TAS requires that the cluster administrator has configured a Topology and that the ResourceFlavor used by your workload has topologyName set. If the flavor does not reference a topology, setting these fields will have no effect on scheduling. See the admin configuration guide for setup details.

Resource Allocation

replicas, gpus, gpusPerReplica, and gpuVendor

These fields collectively control the number of workload instances and how GPUs are allocated across them. Their interaction depends on the workload type (Job/Service) and whether Ray is used (ray: true).

Purpose:

  • replicas: Sets the desired number of instances (pods). Default: 1. Ignored for non-Ray Jobs.
  • gpus: Specifies the total number of GPUs requested across all replicas. Default: 0.
  • gpusPerReplica: Specifies the number of GPUs requested per replica. Default: 0.
  • gpuVendor: Either amd (default) or nvidia. Determines the GPU resource key (e.g., amd.com/gpu, nvidia.com/gpu).

Behavior:

  1. Non-Ray Workloads (ray: false):

    • KaiwoJob: Only one pod is created. replicas is ignored. gpus or gpusPerReplica (if set > 0) determines the GPU request for the single pod's container. If both gpus and gpusPerReplica are set, gpusPerReplica takes precedence if > 0, otherwise gpus is used.
    • KaiwoService (Deployment): replicas directly sets the deployment.spec.replicas. gpus or gpusPerReplica (if set > 0) determines the GPU request for each replica's container. If both gpus and gpusPerReplica are set, gpusPerReplica takes precedence if > 0, otherwise gpus is used (implying gpusPerReplica = gpus / replicas, though this division isn't explicitly performed; the request per pod is set based on the determined gpusPerReplica value).
  2. Ray Workloads (ray: true):

    • The controller performs a calculation (CalculateNumberOfReplicas) considering cluster node capacity (specifically, the minimum GPU capacity available on nodes matching the gpuVendor, referred to as minGpusPerNode).
    • User Precedence: If the user explicitly sets both replicas (> 0) and gpusPerReplica (> 0), these values are used directly, provided the total requested GPUs (replicas * gpusPerReplica) does not exceed the total available GPUs of the specified gpuVendor in the cluster. The gpus field is ignored in this case.
    • Calculation Fallback: If the user does not explicitly set both replicas and gpusPerReplica, or if the requested total exceeds cluster capacity, the controller calculates the optimal replicas and gpusPerReplica based on the gpus field and the cluster's minGpusPerNode.
      • The totalUserRequestedGpus is determined (using gpus field, capped at total cluster capacity).
      • The final replicas is calculated as ceil(totalUserRequestedGpus / minGpusPerNode).
      • The final gpusPerReplica is calculated as totalUserRequestedGpus / replicas.
    • The calculated or user-provided replicas value sets the Ray worker group replica count (minReplicas, maxReplicas, replicas). This is due the fact that Kueue does not support Ray's autoscaling.
    • The calculated or user-provided gpusPerReplica value sets the GPU resource request/limit for each Ray worker pod's container.

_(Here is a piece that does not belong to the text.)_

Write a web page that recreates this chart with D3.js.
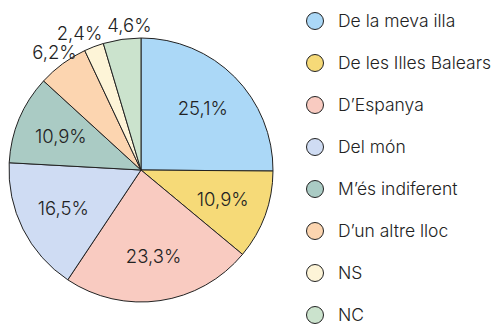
<!DOCTYPE html>
<html>
<head>
<meta charset="utf-8">
<script src="https://cdn.jsdelivr.net/npm/d3@7"></script>
<style>
  html, body { margin: 0; padding: 0; background: #fff; }
  svg { display: block; font-family: Inter, "Liberation Sans", sans-serif; }
</style>
</head>
<body>
<svg id="chart" width="497" height="326"></svg>
<script>
// Origin of identity responses, percentages
const categories = ["De la meva illa", "De les Illes Balears", "D\u2019Espanya", "Del m\u00f3n",
                    "M\u2019\u00e9s indiferent", "D\u2019un altre lloc", "NS", "NC"];
const values = [25.1, 10.9, 23.3, 16.5, 10.9, 6.2, 2.4, 4.6];
const colors = ["#abd8f7", "#f6da78", "#f9cbc1", "#cfdcf3", "#aacbc4", "#fcd5b0", "#fdf4d7", "#cbe3cd"];
const outsideLabels = [false, false, false, false, false, true, true, true];

const svg = d3.select("#chart");
const cx = 141, cy = 170, r = 132;

const pie = d3.pie().sort(null).value(d => d);
const arcs = pie(values);
const arc = d3.arc().innerRadius(0).outerRadius(r);
const inLabel = d3.arc().innerRadius(87).outerRadius(87);
const outLabel = d3.arc().innerRadius(146).outerRadius(146);

const g = svg.append("g").attr("transform", `translate(${cx},${cy})`);

g.selectAll("path.slice")
  .data(arcs)
  .join("path")
  .attr("class", "slice")
  .attr("d", arc)
  .attr("fill", (d, i) => colors[i])
  .attr("stroke", "#222")
  .attr("stroke-width", 1)
  .attr("stroke-linejoin", "round");

const fmt = v => v.toFixed(1).replace(".", ",") + "%";

// Label positions: inside slices for large shares, outside for small ones
const labels = arcs.map((d, i) => {
  const [x, y] = (outsideLabels[i] ? outLabel : inLabel).centroid(d);
  return { text: fmt(d.data), x, y, outside: outsideLabels[i] };
});

// Spread neighbouring outside labels horizontally so they do not collide
const labelW = 50, labelH = 18;
const outs = labels.filter(l => l.outside);
for (let iter = 0; iter < 20; iter++) {
  for (let a = 0; a < outs.length; a++) {
    for (let b = a + 1; b < outs.length; b++) {
      const A = outs[a], B = outs[b];
      const dx = B.x - A.x, dy = Math.abs(B.y - A.y);
      if (dy < labelH && Math.abs(dx) < labelW) {
        const push = (labelW - Math.abs(dx)) / 2 * Math.sign(dx || 1);
        A.x -= push; B.x += push;
      }
    }
  }
}

g.selectAll("text.val")
  .data(labels)
  .join("text")
  .attr("class", "val")
  .attr("x", d => d.x)
  .attr("y", d => d.y)
  .attr("text-anchor", "middle")
  .attr("dy", "0.35em")
  .attr("font-size", 18.5)
  .attr("font-weight", 300)
  .attr("fill", "#222")
  .text(d => d.text);

// Legend
const legend = svg.append("g");
const rows = legend.selectAll("g")
  .data(categories)
  .join("g")
  .attr("transform", (d, i) => `translate(315,${21 + i * 42})`);

rows.append("circle")
  .attr("r", 8.5)
  .attr("fill", (d, i) => colors[i])
  .attr("stroke", "#222")
  .attr("stroke-width", 1);

rows.append("text")
  .attr("x", 23)
  .attr("dy", "0.35em")
  .attr("font-size", 17.5)
  .attr("font-weight", 300)
  .attr("fill", "#222")
  .text(d => d);
</script>
</body>
</html>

Summary Table (Ray Workloads):

User Input (spec.*) Calculation Performed? Outcome (replicas, gpusPerReplica) Notes
replicas > 0, gpusPerReplica > 0 No* Uses user's replicas, user's gpusPerReplica *If total fits cluster. gpus ignored. Highest precedence.
gpus > 0 (only) Yes Calculated based on gpus and minGpusPerNode Aims to maximize GPUs per node up to minGpusPerNode.
replicas > 0, gpus > 0 Yes Calculated based on gpus and minGpusPerNode (user replicas ignored) Falls back to calculation based on total gpus.
gpusPerReplica > 0, gpus > 0 Yes Calculated based on gpus and minGpusPerNode (user gpusPerReplica ignored) Falls back to calculation based on total gpus.
All three set No* Uses user's replicas, user's gpusPerReplica *If total fits cluster (like row 1). Otherwise, calculates based on gpus.
None set (or only gpuVendor) No replicas=1, gpusPerReplica=0 No GPUs requested.